### [PROBLEM REQUIREMENTS]
The entries below need to be written out exactly, with no pictures included.

* * *

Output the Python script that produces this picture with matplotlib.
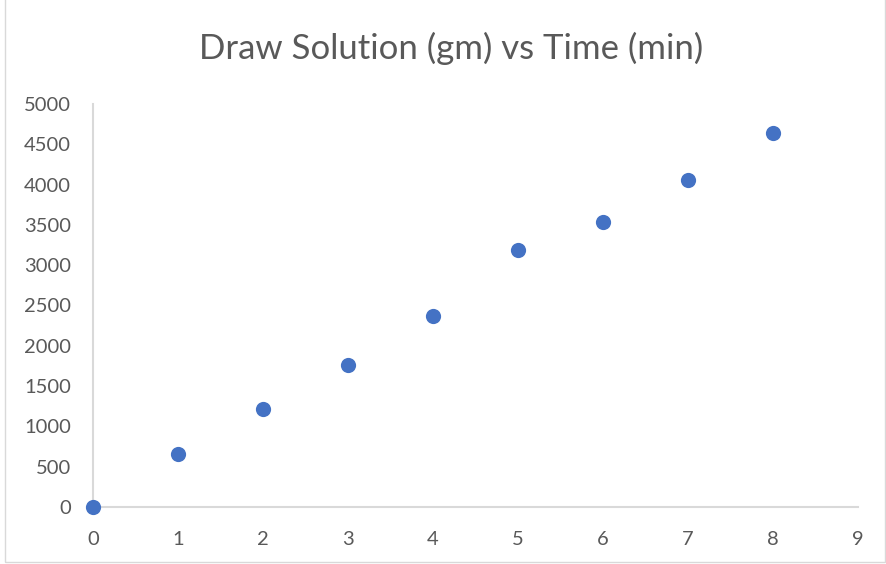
import matplotlib
matplotlib.use("Agg")
import matplotlib.pyplot as plt
from matplotlib.patches import Rectangle

# Time (min) and draw solution mass (gm)
time_min = [0, 1, 2, 3, 4, 5, 6, 7, 8]
draw_gm = [0, 663, 1213, 1764, 2372, 3191, 3535, 4056, 4636]

x_ticks = list(range(0, 10))
y_ticks = list(range(0, 5001, 500))

TEXT = "#595959"
AXIS = "#d9d9d9"
BLUE = "#4472C4"

plt.rcParams["font.family"] = ["Lato", "DejaVu Sans"]

fig = plt.figure(figsize=(8.87, 5.64), dpi=100)
ax = fig.add_axes([93 / 887, 57 / 564, (858 - 93) / 887, (507 - 104) / 564])

ax.scatter(time_min, draw_gm, s=120, color=BLUE, zorder=5, clip_on=False,
           linewidths=0)

ax.set_xlim(0, 9)
ax.set_ylim(0, 5000)
ax.set_xticks(x_ticks)
ax.set_yticks(y_ticks)
ax.tick_params(length=0, labelsize=14.5, labelcolor=TEXT)
ax.tick_params(axis="x", pad=17)
ax.tick_params(axis="y", pad=16)

for side in ("top", "right"):
    ax.spines[side].set_visible(False)
for side in ("left", "bottom"):
    ax.spines[side].set_color(AXIS)
    ax.spines[side].set_linewidth(1.5)

fig.text(451 / 887, 1 - 48 / 564, "Draw Solution (gm) vs Time (min)",
         ha="center", va="center", fontsize=25, color=TEXT)

# thin chart-area border
fig.patches.append(Rectangle((5 / 887, 2 / 564), 880 / 887, 600 / 564,
                             transform=fig.transFigure, fill=False,
                             edgecolor=AXIS, linewidth=1))

fig.savefig("out.png", dpi=100, facecolor="white")
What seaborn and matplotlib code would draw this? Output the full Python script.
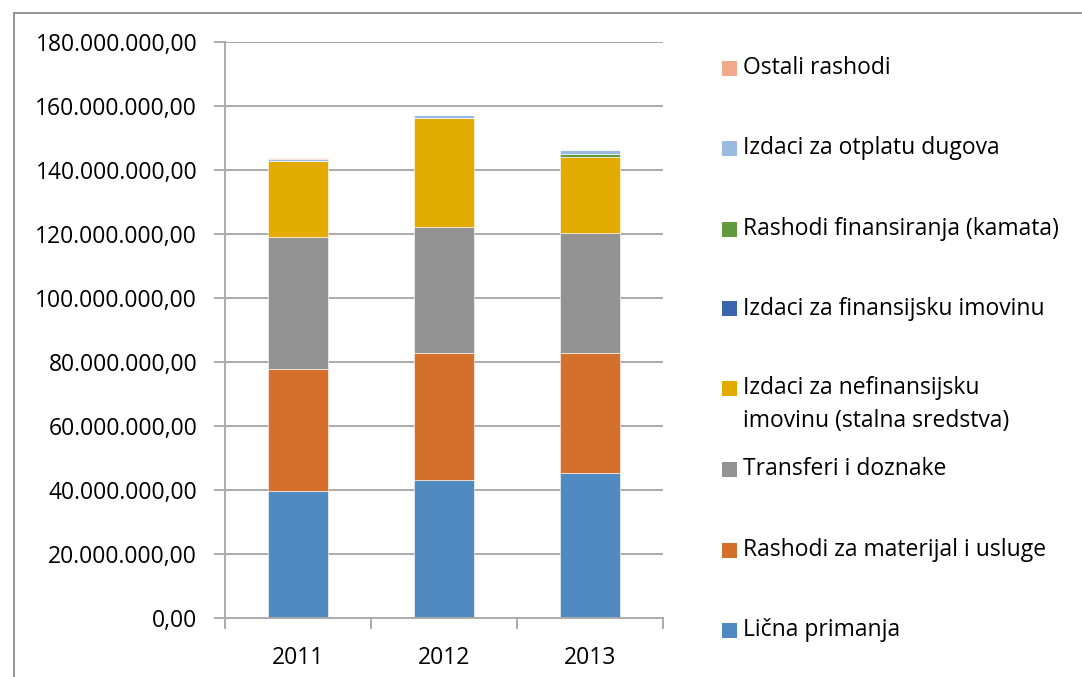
import matplotlib
matplotlib.use("Agg")
import matplotlib.pyplot as plt
from matplotlib.patches import Rectangle
from matplotlib.lines import Line2D
from matplotlib.ticker import FuncFormatter, FixedLocator
import seaborn as sns
import numpy as np

# Budget expenditures by year (in KM), stacked by category
years = ["2011", "2012", "2013"]

licna_primanja = [39.8e6, 43.2e6, 45.2e6]
materijal_usluge = [38.0e6, 39.7e6, 37.7e6]
transferi = [41.2e6, 39.4e6, 37.5e6]
nefinansijska_imovina = [23.7e6, 33.9e6, 23.8e6]
finansijska_imovina = [0.0, 0.0, 0.0]
kamata = [0.0, 0.2e6, 0.8e6]
otplata_dugova = [0.7e6, 0.9e6, 1.25e6]
ostali_rashodi = [0.4e6, 0.0, 0.0]

series_labels = [
    "Lična primanja",
    "Rashodi za materijal i usluge",
    "Transferi i doznake",
    "Izdaci za nefinansijsku\nimovinu (stalna sredstva)",
    "Izdaci za finansijsku imovinu",
    "Rashodi finansiranja (kamata)",
    "Izdaci za otplatu dugova",
    "Ostali rashodi",
]
series_values = [
    licna_primanja, materijal_usluge, transferi, nefinansijska_imovina,
    finansijska_imovina, kamata, otplata_dugova, ostali_rashodi,
]
colors = ["#508AC0", "#D56F2C", "#939393", "#E3AA00",
          "#3A64AE", "#629A3E", "#9ABBE0", "#F1A88B"]

sns.set_theme(style="white")
plt.rcParams["font.family"] = ["Open Sans", "DejaVu Sans"]

W, H = 1082, 677
fig = plt.figure(figsize=(W / 100, H / 100), dpi=100)

# axes box in pixel coordinates
ax_l, ax_r, ax_t, ax_b = 225, 663, 42, 618
ax = fig.add_axes([ax_l / W, 1 - ax_b / H, (ax_r - ax_l) / W, (ax_b - ax_t) / H])

grid_c = "#ABABAB"
bottom = np.zeros(len(years))
for vals, c in zip(series_values, colors):
    sns.barplot(x=years, y=vals, bottom=bottom, color=c, width=0.41,
                edgecolor="#FFFFFF", linewidth=0.4, saturation=1, ax=ax)
    bottom = bottom + np.array(vals)

ax.set_xlim(-0.5, 2.5)
ax.set_ylim(0, 180e6)
ax.set_yticks(np.arange(0, 180e6 + 1, 20e6))
ax.yaxis.set_major_formatter(FuncFormatter(
    lambda v, p: f"{v:,.2f}".replace(",", "X").replace(".", ",").replace("X", ".")))
ax.grid(axis="y", color=grid_c, linewidth=1.4)
ax.set_axisbelow(True)
ax.set_xlabel("")
ax.set_ylabel("")

for s in ["top", "right"]:
    ax.spines[s].set_visible(False)
for s in ["left", "bottom"]:
    ax.spines[s].set_color(grid_c)
    ax.spines[s].set_linewidth(1.4)

fs = 16.5
ax.tick_params(axis="y", which="major", left=True, length=8, width=1.4,
               color=grid_c, labelsize=fs, labelcolor="black", pad=12)
ax.tick_params(axis="x", which="major", bottom=False, labelsize=fs,
               labelcolor="black", pad=14)
ax.xaxis.set_minor_locator(FixedLocator([-0.5, 0.5, 1.5, 2.5]))
ax.tick_params(axis="x", which="minor", bottom=True, length=8, width=1.4,
               color=grid_c)

# legend drawn on the figure, entries placed along the right side
sq = 15
legend_x = 722
text_x = 743
entries = [
    (7, 68, None),
    (6, 148, None),
    (5, 229, None),
    (4, 309, None),
    (3, 388, 404.5),
    (2, 469, None),
    (1, 550, None),
    (0, 630, None),
]
for idx, ymark, ytext in entries:
    fig.patches.append(Rectangle(((legend_x) / W, 1 - (ymark + sq / 2) / H),
                                 sq / W, sq / H, transform=fig.transFigure,
                                 facecolor=colors[idx], edgecolor="none"))
    ty = ymark if ytext is None else ytext
    fig.text(text_x / W, 1 - ty / H, series_labels[idx], fontsize=fs,
             va="center", ha="left", color="black", linespacing=1.5)

# outer chart border (top and left edges)
fig.lines.append(Line2D([14 / W, 1.0], [1 - 13 / H, 1 - 13 / H],
                        transform=fig.transFigure, color="#8C8C8C", linewidth=1.3))
fig.lines.append(Line2D([14 / W, 14 / W], [0.0, 1 - 13 / H],
                        transform=fig.transFigure, color="#8C8C8C", linewidth=1.3))

fig.savefig("out.png", dpi=100, facecolor="white")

* * *

### [ANSWER FOR THIS EXERCISE]
Output the Python script that produces this picture with matplotlib.
import matplotlib
matplotlib.use("Agg")
import matplotlib.pyplot as plt
from matplotlib.patches import Rectangle

# Time (min) and draw solution mass (gm)
time_min = [0, 1, 2, 3, 4, 5, 6, 7, 8]
draw_gm = [0, 663, 1213, 1764, 2372, 3191, 3535, 4056, 4636]

x_ticks = list(range(0, 10))
y_ticks = list(range(0, 5001, 500))

TEXT = "#595959"
AXIS = "#d9d9d9"
BLUE = "#4472C4"

plt.rcParams["font.family"] = ["Lato", "DejaVu Sans"]

fig = plt.figure(figsize=(8.87, 5.64), dpi=100)
ax = fig.add_axes([93 / 887, 57 / 564, (858 - 93) / 887, (507 - 104) / 564])

ax.scatter(time_min, draw_gm, s=120, color=BLUE, zorder=5, clip_on=False,
           linewidths=0)

ax.set_xlim(0, 9)
ax.set_ylim(0, 5000)
ax.set_xticks(x_ticks)
ax.set_yticks(y_ticks)
ax.tick_params(length=0, labelsize=14.5, labelcolor=TEXT)
ax.tick_params(axis="x", pad=17)
ax.tick_params(axis="y", pad=16)

for side in ("top", "right"):
    ax.spines[side].set_visible(False)
for side in ("left", "bottom"):
    ax.spines[side].set_color(AXIS)
    ax.spines[side].set_linewidth(1.5)

fig.text(451 / 887, 1 - 48 / 564, "Draw Solution (gm) vs Time (min)",
         ha="center", va="center", fontsize=25, color=TEXT)

# thin chart-area border
fig.patches.append(Rectangle((5 / 887, 2 / 564), 880 / 887, 600 / 564,
                             transform=fig.transFigure, fill=False,
                             edgecolor=AXIS, linewidth=1))

fig.savefig("out.png", dpi=100, facecolor="white")
What seaborn and matplotlib code would draw this? Output the full Python script.
import matplotlib
matplotlib.use("Agg")
import matplotlib.pyplot as plt
from matplotlib.patches import Rectangle
from matplotlib.lines import Line2D
from matplotlib.ticker import FuncFormatter, FixedLocator
import seaborn as sns
import numpy as np

# Budget expenditures by year (in KM), stacked by category
years = ["2011", "2012", "2013"]

licna_primanja = [39.8e6, 43.2e6, 45.2e6]
materijal_usluge = [38.0e6, 39.7e6, 37.7e6]
transferi = [41.2e6, 39.4e6, 37.5e6]
nefinansijska_imovina = [23.7e6, 33.9e6, 23.8e6]
finansijska_imovina = [0.0, 0.0, 0.0]
kamata = [0.0, 0.2e6, 0.8e6]
otplata_dugova = [0.7e6, 0.9e6, 1.25e6]
ostali_rashodi = [0.4e6, 0.0, 0.0]

series_labels = [
    "Lična primanja",
    "Rashodi za materijal i usluge",
    "Transferi i doznake",
    "Izdaci za nefinansijsku\nimovinu (stalna sredstva)",
    "Izdaci za finansijsku imovinu",
    "Rashodi finansiranja (kamata)",
    "Izdaci za otplatu dugova",
    "Ostali rashodi",
]
series_values = [
    licna_primanja, materijal_usluge, transferi, nefinansijska_imovina,
    finansijska_imovina, kamata, otplata_dugova, ostali_rashodi,
]
colors = ["#508AC0", "#D56F2C", "#939393", "#E3AA00",
          "#3A64AE", "#629A3E", "#9ABBE0", "#F1A88B"]

sns.set_theme(style="white")
plt.rcParams["font.family"] = ["Open Sans", "DejaVu Sans"]

W, H = 1082, 677
fig = plt.figure(figsize=(W / 100, H / 100), dpi=100)

# axes box in pixel coordinates
ax_l, ax_r, ax_t, ax_b = 225, 663, 42, 618
ax = fig.add_axes([ax_l / W, 1 - ax_b / H, (ax_r - ax_l) / W, (ax_b - ax_t) / H])

grid_c = "#ABABAB"
bottom = np.zeros(len(years))
for vals, c in zip(series_values, colors):
    sns.barplot(x=years, y=vals, bottom=bottom, color=c, width=0.41,
                edgecolor="#FFFFFF", linewidth=0.4, saturation=1, ax=ax)
    bottom = bottom + np.array(vals)

ax.set_xlim(-0.5, 2.5)
ax.set_ylim(0, 180e6)
ax.set_yticks(np.arange(0, 180e6 + 1, 20e6))
ax.yaxis.set_major_formatter(FuncFormatter(
    lambda v, p: f"{v:,.2f}".replace(",", "X").replace(".", ",").replace("X", ".")))
ax.grid(axis="y", color=grid_c, linewidth=1.4)
ax.set_axisbelow(True)
ax.set_xlabel("")
ax.set_ylabel("")

for s in ["top", "right"]:
    ax.spines[s].set_visible(False)
for s in ["left", "bottom"]:
    ax.spines[s].set_color(grid_c)
    ax.spines[s].set_linewidth(1.4)

fs = 16.5
ax.tick_params(axis="y", which="major", left=True, length=8, width=1.4,
               color=grid_c, labelsize=fs, labelcolor="black", pad=12)
ax.tick_params(axis="x", which="major", bottom=False, labelsize=fs,
               labelcolor="black", pad=14)
ax.xaxis.set_minor_locator(FixedLocator([-0.5, 0.5, 1.5, 2.5]))
ax.tick_params(axis="x", which="minor", bottom=True, length=8, width=1.4,
               color=grid_c)

# legend drawn on the figure, entries placed along the right side
sq = 15
legend_x = 722
text_x = 743
entries = [
    (7, 68, None),
    (6, 148, None),
    (5, 229, None),
    (4, 309, None),
    (3, 388, 404.5),
    (2, 469, None),
    (1, 550, None),
    (0, 630, None),
]
for idx, ymark, ytext in entries:
    fig.patches.append(Rectangle(((legend_x) / W, 1 - (ymark + sq / 2) / H),
                                 sq / W, sq / H, transform=fig.transFigure,
                                 facecolor=colors[idx], edgecolor="none"))
    ty = ymark if ytext is None else ytext
    fig.text(text_x / W, 1 - ty / H, series_labels[idx], fontsize=fs,
             va="center", ha="left", color="black", linespacing=1.5)

# outer chart border (top and left edges)
fig.lines.append(Line2D([14 / W, 1.0], [1 - 13 / H, 1 - 13 / H],
                        transform=fig.transFigure, color="#8C8C8C", linewidth=1.3))
fig.lines.append(Line2D([14 / W, 14 / W], [0.0, 1 - 13 / H],
                        transform=fig.transFigure, color="#8C8C8C", linewidth=1.3))

fig.savefig("out.png", dpi=100, facecolor="white")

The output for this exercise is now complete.